Making an Impact
Bill Long 7/20/06
Lessons from The Weakest of Us
If there is one consistent message I get from my 20-30 something graduate school students in law, it is that they want their lives to have an impact or, alternatively said, that they want to make a difference in life. And, students of course are not alone in this desire. Professionals go to conferences, write books, get their ideas "out there" and hold forth with passion and engagement because all of us, to one degree or another, want to have an impact in life. Coaches and sports analysts talk about "high impact" players; even law school deans are now into the act. I know this because my colleagues are often commended by my dean because they have published an article in a "top 30" law review journal. How do we know it is a "top 30" journal? Because someone has measured the "impact" of these journals. I once learned how "impact" was measured in law review journals. It had to do with assigning points to the "rank" of the people who wrote articles for the journal. For example, if you got a Supreme Court Justice to write an article for you (very rare), it was 1000 points, while if you got a local federal judge to write an article, you might only get 250 points. I think there were also points given for rank of school, circulation, etc. It all seemed very subjective to me, but not, apparently to people who were worried about their impact. Examples from many fields of this phenomenon could be multiplied.
So it caught me up short when, in the last two days, I have run into people or situations where their impact or influence was completely unrelated to their desire to "have an impact." And, it made me think that perhaps the biggest impact we will ever have on people, if that is our interest, will come when we don't worry about the impact we are having. Let me illustrate.
Autism and Impact
I spent the last two days as a guest of the Autism Research Institute of San Diego. Run for the past 40 years by pioneering researcher and parent of an autistic child, Dr. Bernard Rimland, this institute has kept in the forefront the importance of research for understanding the etiology and nature of autism (they are, rightfully, reluctant to speak of "cure" or "healing" of autism). In fact, Dr. Rimland's 1964 book Infantile Autism, now considered a classic in the field, was written to try to understand the nature of his son's (born in 1956) autism. In this book Rimland put to bed once and for all in this culture (though the myth still lives in some European countries) that autism is derived from "refrigerator mothers," i.e., mothers who are emotionally distant from their children. But he, whose doctorate was in experimental psychology, wouldn't have even entered into the world of autism research (then in its infancy) had not his own world been decisively influenced by his son's autism. It was the child who was just acting like a child, with terror-filled screams and objections to being held, with gentle rocking motions and inability to "connect" with the world around him, that led to a new way of perceiving autism in our culture.
And Dr. Rimland isn't alone in this.
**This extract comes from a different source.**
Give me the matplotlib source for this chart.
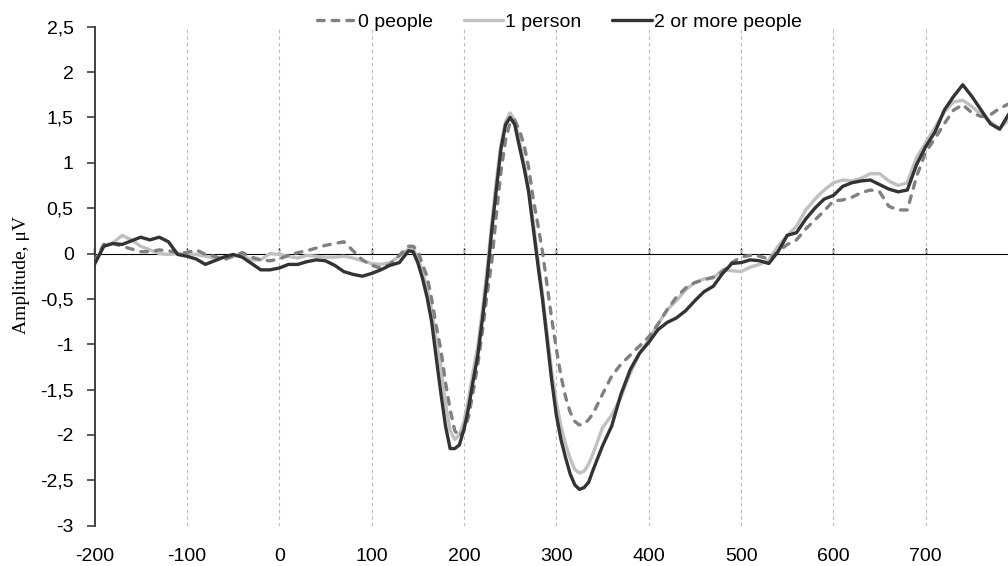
import numpy as np
import matplotlib
matplotlib.use("Agg")
import matplotlib.pyplot as plt
from matplotlib.ticker import FixedLocator, FixedFormatter

# ---------------- data ----------------
time_ms = (list(range(-200, 141, 10)) + list(range(145, 341, 5)) + list(range(350, 791, 10)))

amp_0_people = [
    -0.10, 0.10, 0.11, 0.08, 0.05, 0.02, 0.02, 0.04, 0.03, 0.01,
    0.01, 0.04, -0.01, -0.03, -0.07, -0.03, 0.01, -0.04, -0.07, -0.08,
    -0.06, -0.02, 0.01, 0.03, 0.06, 0.09, 0.11, 0.13, 0.03, -0.07,
    -0.13, -0.16, -0.12, -0.02, 0.08,
    # 145..340 step 5
    0.08, 0.03, -0.12, -0.25, -0.50, -0.80, -1.06, -1.42, -1.72, -1.95,
    -2.02, -1.95, -1.80, -1.52, -1.22, -0.85, -0.45, -0.10, 0.42, 0.90,
    1.25, 1.45, 1.47, 1.36, 1.20, 0.95, 0.60, 0.32, 0.02, -0.35,
    -0.72, -1.05, -1.35, -1.58, -1.75, -1.85, -1.89, -1.88, -1.83, -1.76,
    # 350..790 step 10
    -1.55, -1.35, -1.22, -1.12, -1.02, -0.92, -0.78, -0.62, -0.48, -0.38,
    -0.32, -0.29, -0.26, -0.20, -0.10, -0.04, -0.02, -0.03, -0.06, 0.02,
    0.10, 0.15, 0.27, 0.37, 0.47, 0.58, 0.59, 0.62, 0.67, 0.70,
    0.68, 0.52, 0.48, 0.48, 0.85, 1.12, 1.27, 1.43, 1.58, 1.64,
    1.55, 1.51, 1.53, 1.60, 1.65,
]

amp_1_person = [
    -0.10, 0.08, 0.12, 0.20, 0.15, 0.08, 0.04, 0.00, -0.01, 0.00,
    0.00, -0.01, -0.03, -0.05, -0.04, -0.03, -0.02, -0.07, -0.07, 0.00,
    -0.01, -0.03, -0.05, -0.02, -0.03, -0.04, -0.04, -0.03, -0.05, -0.08,
    -0.11, -0.12, -0.10, -0.03, 0.05,
    # 145..340 step 5
    0.05, -0.05, -0.20, -0.38, -0.62, -0.95, -1.25, -1.65, -1.95, -2.05,
    -2.00, -1.85, -1.60, -1.30, -1.02, -0.62, -0.18, 0.32, 0.80, 1.20,
    1.45, 1.55, 1.47, 1.25, 1.00, 0.72, 0.35, -0.05, -0.45, -0.88,
    -1.30, -1.64, -1.90, -2.10, -2.26, -2.38, -2.42, -2.40, -2.32, -2.20,
    # 350..790 step 10
    -1.92, -1.78, -1.58, -1.32, -1.10, -0.95, -0.78, -0.62, -0.52, -0.40,
    -0.32, -0.28, -0.27, -0.18, -0.19, -0.20, -0.15, -0.12, -0.07, 0.08,
    0.20, 0.30, 0.48, 0.60, 0.70, 0.78, 0.81, 0.80, 0.83, 0.88,
    0.88, 0.80, 0.75, 0.78, 1.06, 1.22, 1.39, 1.56, 1.67, 1.69,
    1.62, 1.53, 1.45, 1.38, 1.47,
]

amp_2_more = [
    -0.12, 0.08, 0.11, 0.10, 0.14, 0.18, 0.15, 0.18, 0.13, -0.01,
    -0.03, -0.06, -0.12, -0.08, -0.04, -0.01, -0.04, -0.11, -0.18, -0.18,
    -0.16, -0.12, -0.12, -0.09, -0.07, -0.08, -0.13, -0.20, -0.23, -0.25,
    -0.22, -0.18, -0.13, -0.10, 0.03,
    # 145..340 step 5
    0.02, -0.10, -0.27, -0.48, -0.75, -1.15, -1.54, -1.90, -2.15, -2.15,
    -2.11, -1.94, -1.70, -1.40, -1.12, -0.72, -0.28, 0.25, 0.70, 1.15,
    1.42, 1.50, 1.42, 1.18, 0.95, 0.68, 0.28, -0.12, -0.50, -0.95,
    -1.40, -1.78, -2.05, -2.25, -2.43, -2.55, -2.60, -2.58, -2.52, -2.38,
    # 350..790 step 10
    -2.12, -1.90, -1.55, -1.28, -1.10, -0.98, -0.84, -0.76, -0.71, -0.63,
    -0.52, -0.42, -0.36, -0.22, -0.11, -0.10, -0.07, -0.08, -0.11, 0.02,
    0.20, 0.23, 0.38, 0.50, 0.60, 0.64, 0.74, 0.78, 0.80, 0.81,
    0.76, 0.71, 0.68, 0.70, 0.98, 1.18, 1.34, 1.58, 1.73, 1.86,
    1.73, 1.58, 1.43, 1.37, 1.54,
]

series_labels = ["0 people", "1 person", "2 or more people"]
x_ticks = [-200, -100, 0, 100, 200, 300, 400, 500, 600, 700]
x_tick_labels = ["-200", "-100", "0", "100", "200", "300", "400", "500", "600", "700"]
y_ticks = [-3, -2.5, -2, -1.5, -1, -0.5, 0, 0.5, 1, 1.5, 2, 2.5]
y_tick_labels = ["-3", "-2,5", "-2", "-1,5", "-1", "-0,5", "0", "0,5", "1", "1,5", "2", "2,5"]
y_label = "Amplitude, μV"

# ---------------- plot ----------------
plt.rcParams["font.family"] = ["Liberation Sans", "DejaVu Sans"]

fig = plt.figure(figsize=(10.08, 5.66), dpi=100)
ax = fig.add_axes([94.5 / 1008, 1 - 525.7 / 566, 1 - 94.5 / 1008, (525.7 - 26.7) / 566])

x_min, x_max = -200, 789
y_min, y_max = -3, 2.5
ax.set_xlim(x_min, x_max)
ax.set_ylim(y_min, y_max)

# vertical gridlines
ax.xaxis.set_major_locator(FixedLocator(x_ticks))
ax.xaxis.set_major_formatter(FixedFormatter(x_tick_labels))
ax.grid(axis="x", color="#b8b8b8", linestyle=(0, (3, 3)), linewidth=0.8)
ax.set_axisbelow(True)

lw = 2.4
l1, = ax.plot(time_ms, amp_1_person, color="#c0c0c0", linewidth=lw,
              solid_joinstyle="round", solid_capstyle="round", zorder=3)
l0, = ax.plot(time_ms, amp_0_people, color="#808080", linewidth=lw,
              linestyle=(0, (2.0, 2.4)), dash_capstyle="round",
              dash_joinstyle="round", zorder=4)
l2, = ax.plot(time_ms, amp_2_more, color="#333333", linewidth=lw,
              solid_joinstyle="round", solid_capstyle="round", zorder=5)

# spines
for s in ["top", "right", "bottom"]:
    ax.spines[s].set_visible(False)
ax.spines["left"].set_color("#404040")
ax.spines["left"].set_linewidth(1.4)

# y axis
ax.yaxis.set_major_locator(FixedLocator(y_ticks))
ax.yaxis.set_major_formatter(FixedFormatter(y_tick_labels))
ax.tick_params(axis="y", direction="out", length=6, width=1.2, color="#404040",
               pad=9, labelsize=14, labelcolor="black")
# x axis labels at bottom without ticks
ax.tick_params(axis="x", length=0, pad=16, labelsize=14, labelcolor="black")

# zero axis line with tick marks
frac0 = (0 - y_min) / (y_max - y_min)
sec = ax.secondary_xaxis(frac0)
sec.xaxis.set_major_locator(FixedLocator(x_ticks))
sec.tick_params(axis="x", direction="out", length=4, width=1.0, color="black",
                labelbottom=False, labeltop=False)
sec.spines["bottom"].set_color("black")
sec.spines["bottom"].set_linewidth(1.0)
sec.spines["bottom"].set_zorder(2)

fig.text(22 / 1008, 1 - 275 / 566, y_label, rotation=90, ha="center", va="center",
         fontsize=14, family=["Liberation Serif", "DejaVu Serif"])

fig.legend([l0, l1, l2], series_labels, loc="center",
           bbox_to_anchor=(559 / 1008, 1 - 22 / 566), ncol=3, frameon=False,
           fontsize=14, handlelength=2.05, handletextpad=0.1, columnspacing=1.55,
           borderpad=0)

fig.savefig("out.png", dpi=100)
One of the more recent books on the biomedical approach to autism (i.e., which emphasizes that there are things, either in diet or various therapies, including some drug therapies, which may lessen the impact of the child's autism) is writen by Dr. Jacquelyn McCandless. She, a psychiatrist, "retooled" herself in 1996 after realizing that her 21 month-old granddaughter was exhibiting some of the classic signs of autism. Her well-written and passionate book, Children with Starving Brains (2002; 2005) is her attempt to respond to the impact that granddaughter Chelsey's autism had on her life.
One wouldn't be too far removed from reality to argue that it is the unintended impact of loved ones afflicted by this disability that has caused ripples not simply in the families affected but also in the larger medical and autism community. And, as I argue here, I think their disability can be perceived as a sort of gift to our society.
Losing a Father
Then, while I was still musing on the "unintentional impact" that autistic children have on the world, I ran into a friend and colleague who had just returned to Oregon from the Midwest, where he saw his father for the last time. While he was visiting his father, the father (85 years-old), who had been suffering a variety of serious age-related impairments, injured himself in a fall and then gradually slipped into a coma and died. My friend recounted to me the experience of being next to his father's side as he breathed his last. While it was the full context of my friend's father's life which had an effect on him and others, it was the manner in which his father died that seemed to stay with my friend on this occasion. Gentle breathing, labored breathing and then no breathing. Breath will, for my friend, never be perceived in quite the same way.
Conclusion
People of talent and ambition can sometimes almost drive themselves crazy worrying about their "legacy" in the future or their current "impact" on the world stage. These examples teach me that the most profound impact often comes when the one who projects the impact is quite unaware of it. Though I will never fully deny the regnant theory that impact is a calculated phenomenon, these two stories from this week have made me increasingly skeptical of the current theory.